Lutter pour un usage judicieux des antibiotiques : l’expérience d’un médecin en ex-République yougoslave de Macédoine

WHO

Le docteur Katarina Stavric pratique la médecine depuis 26 ans. Elle est pédiatre et exerce à l’Hôpital universitaire des enfants de Skopje, la capitale de l’ex-République yougoslave de Macédoine. Elle est spécialiste au département d’immunologie et, depuis 2010, elle assume également le rôle de coordinatrice au Centre de médecine familiale. Elle explique qu’elle a constaté une augmentation des bactéries résistantes aux antibiotiques depuis le début de sa carrière.

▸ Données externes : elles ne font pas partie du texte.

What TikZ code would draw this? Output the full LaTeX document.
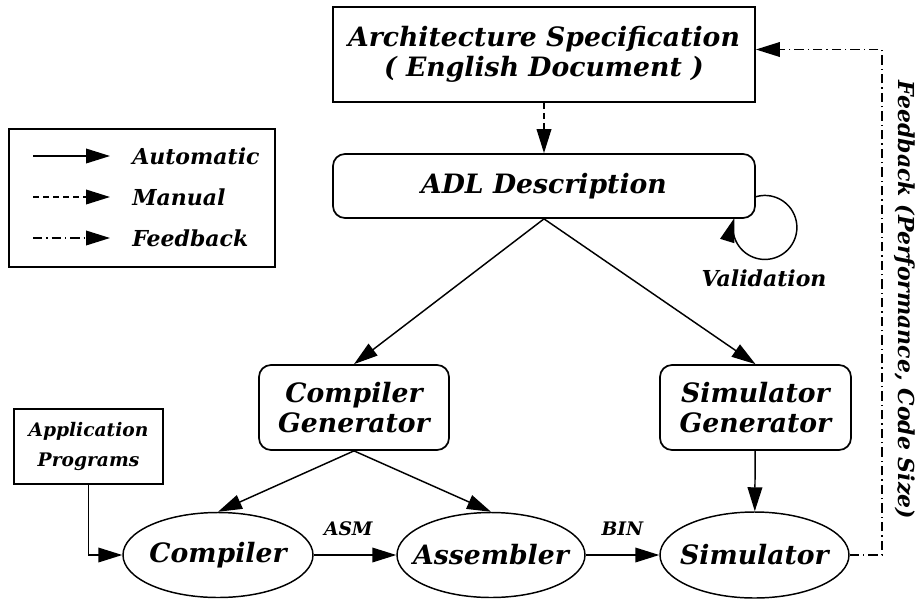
\documentclass[tikz,border=0pt]{standalone}
\usepackage{tikz}
\usepackage{fontspec}
\setmainfont{DejaVu Serif}
\usetikzlibrary{arrows.meta,shapes.geometric}
\newcommand{\bigfont}{\fontsize{20}{22.5}\selectfont\bfseries\itshape}
\newcommand{\midfont}{\fontsize{16.5}{21}\selectfont\bfseries\itshape}
\newcommand{\smallfont}{\fontsize{14}{23}\selectfont\bfseries\itshape}
\newcommand{\ovaltext}[1]{\makebox[0pt]{#1}}
\tikzset{
  >={Triangle[length=18pt,width=11pt]},
  auto line/.style={line width=1.1pt,->},
  manual line/.style={line width=1.1pt,->,dash pattern=on 4.5pt off 3pt},
  feedback line/.style={line width=1.1pt,->,dash pattern=on 7pt off 3pt on 1pt off 3pt},
  box/.style={draw,line width=1.3pt,align=center,font=\bigfont,inner sep=0pt},
  roundbox/.style={box,rounded corners=9pt},
  oval/.style={draw,ellipse,line width=1.1pt,font=\bigfont,inner sep=0pt},
  legtext/.style={anchor=west,inner sep=0pt,font=\midfont}
}

\begin{document}
\begin{tikzpicture}[x=0.75pt,y=-0.75pt]
\useasboundingbox (0,0) rectangle (922,601);
\node[box,minimum width=316.5pt,minimum height=71.25pt] (arch) at (544,54.5) {Architecture Specification\\( English Document )};
\node[roundbox,minimum width=316.5pt,minimum height=48pt] (adl) at (544,186) {ADL Description};
\node[roundbox,minimum width=142.5pt,minimum height=63.75pt] (cgen) at (354,407.5) {Compiler\\Generator};
\node[roundbox,minimum width=143.25pt,minimum height=63.75pt] (sgen) at (755.5,407.5) {Simulator\\Generator};
\node[oval,minimum width=142.5pt,minimum height=63.75pt] (comp) at (218,555) {\ovaltext{Compiler}};
\node[oval,minimum width=141pt,minimum height=63.75pt] (asmb) at (491,555) {\ovaltext{Assembler}};
\node[oval,minimum width=141.75pt,minimum height=64.5pt] (sim) at (754.5,555) {\ovaltext{Simulator}};
\node[box,line width=1.1pt,font=\smallfont,minimum width=111.75pt,minimum height=56.25pt] (app) at (88.5,446.5) {Application\\Programs};

% legend
\node[draw,line width=1.3pt,minimum width=199.5pt,minimum height=103.5pt] (legend) at (142,198) {};
\foreach \y/\sty/\txt/\nm in {156/auto line/Automatic/lauto,197/manual line/Manual/lman,238/feedback line/Feedback/lfb}{
  \coordinate (\nm a) at (33,\y);
  \coordinate (\nm b) at (110,\y);
  \draw[\sty] (\nm a) -- (\nm b);
  \node[legtext] (\nm) at (132,\y) {\txt};
}

\draw[manual line] (arch) -- (adl);
\draw[auto line] (adl.south) -- (cgen.north);
\draw[auto line] (adl.south) -- (sgen.north);
\draw[auto line] (cgen.south) -- (comp.north);
\draw[auto line] (cgen.south) -- (asmb.north);
\draw[auto line] (sgen) -- (sim);
\draw[auto line] (comp) -- node[above=14pt,font=\smallfont,inner sep=0pt,xshift=-5pt] (asmlbl) {ASM} (asmb);
\draw[auto line] (asmb) -- node[above=14pt,font=\smallfont,inner sep=0pt] (binlbl) {BIN} (sim);
\draw[auto line] (app.south) |- (comp.west);

% validation loop
\coordinate (loopstart) at (755,197);
\draw[auto line] (loopstart) arc[start angle=-108,end angle=197,radius=32];
\node[font=\midfont] (valid) at (764,278) {Validation};

% feedback path
\coordinate (fbbottom) at (882,555);
\coordinate (fbtop) at (882,49.5);
\draw[feedback line] (sim.east) -- (fbbottom) -- (fbtop) -- (arch.east |- fbtop);
\node[font=\midfont,rotate=-90] (fbtext) at (905,300) {Feedback (Performance, Code Size)};
\end{tikzpicture}
\end{document}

Pourquoi pensez-vous que les infections résistantes aux antibiotiques sont en augmentation ?

Elle sont encore peu fréquentes, mais je pense que cette augmentation peut s’expliquer par l’usage inapproprié des antibiotiques à large spectre.

Comment se traduit une infection résistante aux antibiotiques pour le patient ? En quoi diffère-t-elle d’une infection normale qui peut être traitée avec des antibiotiques ?

Cela se traduit par une plus longue hospitalisation, des complications potentiellement graves et le risque de mauvais résultats sanitaires. Le séjour à l’hôpital occasionne des frais importants qui, souvent, ne peuvent être couverts par le système habituel de prise en charge. Les parents et les familles sont généralement très inquiets.

Quelles mesures prenez-vous pour prévenir les infections chez les patients ? Comment vous assurez-vous que les infections sont traitées correctement ?

L’hygiène des mains est le principal moyen de protéger les enfants contre l’infection. Un distributeur de désinfectant a été placé devant chaque chambre de l’hôpital, et nous avons pris l’habitude de nous laver les mains à l’eau et au savon avant de consulter les enfants malades.

En termes de traitement, j’essaie d’être rationnelle en prescrivant des antibiotiques. Je veille à m’informer du passé médical du patient en matière d’usage des antibiotiques, et je les prescris uniquement lorsqu’ils sont véritablement nécessaires. Je veille à choisir le bon médicament, et à prescrire la bonne dose pour une durée appropriée.

Comment interagissez-vous avec les parents qui peuvent particulièrement exiger que l’on prescrive des antibiotiques à leurs enfants ?

Je passe beaucoup de temps à expliquer pourquoi les antibiotiques ne sont pas un médicament magique. J’explique également comment protéger l’enfant contre les infections, notamment en suivant le calendrier de vaccination recommandé, en adoptant des habitudes saines en matière d’hygiène et ainsi de suite. La plupart de mes patients acceptent mes conseils et me font confiance.

Estimez-vous que vos collègues sont parfaitement au courant de la menace posée par la résistance aux antibiotiques ? Dans la négative, comment les informez-vous ?

Dans mon service, nous luttons tous contre l’abus d’antibiotiques, et nous participons à la formation médicale continue des pédiatres. Je participe également à la formation des médecins généralistes sur l’usage rationnel des antibiotiques. Je collabore avec eux sur des études qui examinent les habitudes de prescription chez les prestataires de soins primaires.

Selon vos dires, vous luttez contre l’usage inapproprié des antibiotiques. Par conséquent, quel message voulez-vous transmettre à vos homologues travailleurs de la santé et aux responsables politiques ?

Nous devons agir sans attendre. Si nous ne faisons pas preuve de prudence en prescrivant des antibiotiques, nous risquons de perdre la bataille contre les bactéries, et nous observerons le développement d’infections plus graves à l’avenir, avec des résultats sanitaires peu probants. Il n’est pas trop tard pour prévenir la résistance aux antibiotiques et préserver l’efficacité de ces médicaments.

J’encourage les prestataires de soins de santé à collaborer étroitement, à partager les informations à ce sujet et à limiter la prescription d’antibiotiques aux infections graves. Les travailleurs de la santé doivent aussi sensibiliser les patients à la prévention des infections et à l’usage approprié des antibiotiques.

En ce qui concerne les responsables politiques, je recommande de mettre à jour les lignes directrices et les protocoles hospitaliers afin de tenir compte de la situation locale en matière de résistance aux antibiotiques. En outre, la mise en œuvre de ces lignes directrices doit être surveillée, de même que l’efficacité des interventions.